The one caring and stable adult in Harry's life is Albus Dumbledore, Hogwarts's headmaster. Dumbledore sits too high up in the Hogwarts hierarchy to approach on a regular basis. But he listens well and responds wisely on the occasions when Harry does summon up enough courage to talk.
He also gives Harry and Harry's schoolmates the one thing kids their age prize above all else: respect. He answers their questions honestly. He sets up tasks that call on their resourcefulness and growing moral awareness. When Harry agonizes at the end of "The Chamber of Secrets" over why he didn't kill an enemy, Pettigrew, when given the chance, Dumbledore assures Harry that in that case mercy was both noble and wise--and that he, Harry, will realize that someday.
Someday looms large for Harry and his friends, with ghouls outnumbering good guys. Dumbledore knows this, and understands his students' fear. Rather than try to shield them, as adults are wont to do, he prepares them to stare the Dark Side in the face and learn to fight it.

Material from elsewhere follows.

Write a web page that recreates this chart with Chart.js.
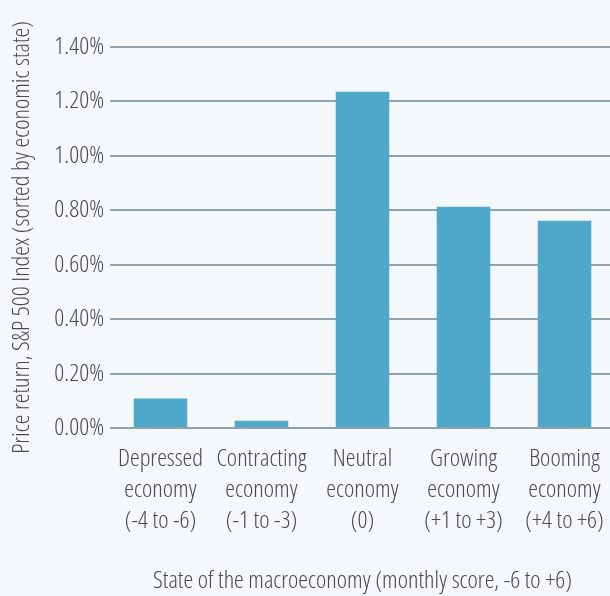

Harry begins the series as a child terrified of his aunt and uncle and just about everybody else. By the end of "The Goblet of Fire" he is able to take on both the Dursleys and Voldemort.

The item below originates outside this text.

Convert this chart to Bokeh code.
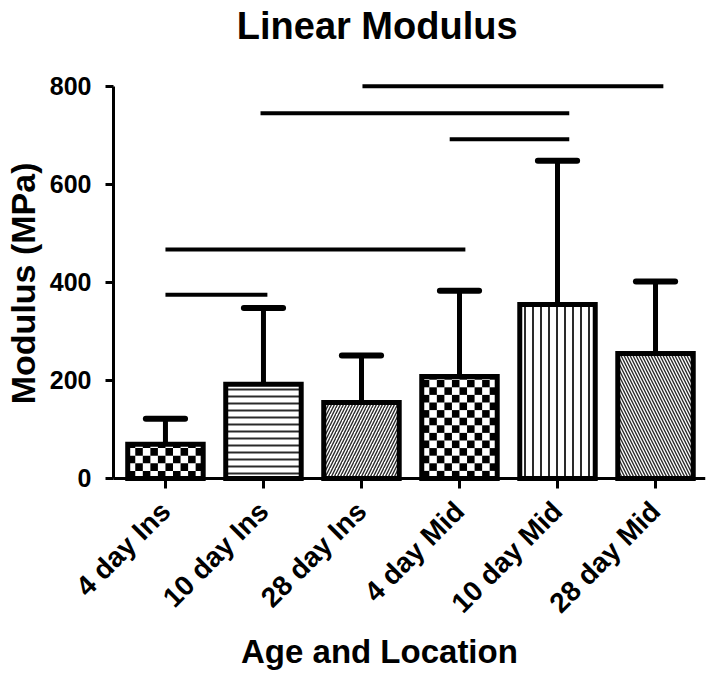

"I'm not supposed to show you what illegal Dark curses look like until you're in the sixth year," one of Dumbledore's hires, Professor Mad-Eye Moody, tells Harry's class of the Dark Arts in "The Goblet of Fire." "You're not supposed to be old enough to deal with it till then. But Professor Dumbledore's got a higher opinion of your nerves, he reckons you can cope. How are you supposed to defend yourself against something you've never seen?"
A few months later, in a fight for their lives, Harry and another experienced, good-hearted classmate battle the Dark Side.
Harry escapes, barely, but his classmate doesn't. It is to Rowling's great credit that she doesn't spare her young readers life's occasional disappointments and defeats. She surely knows that they were thinking about them anyway.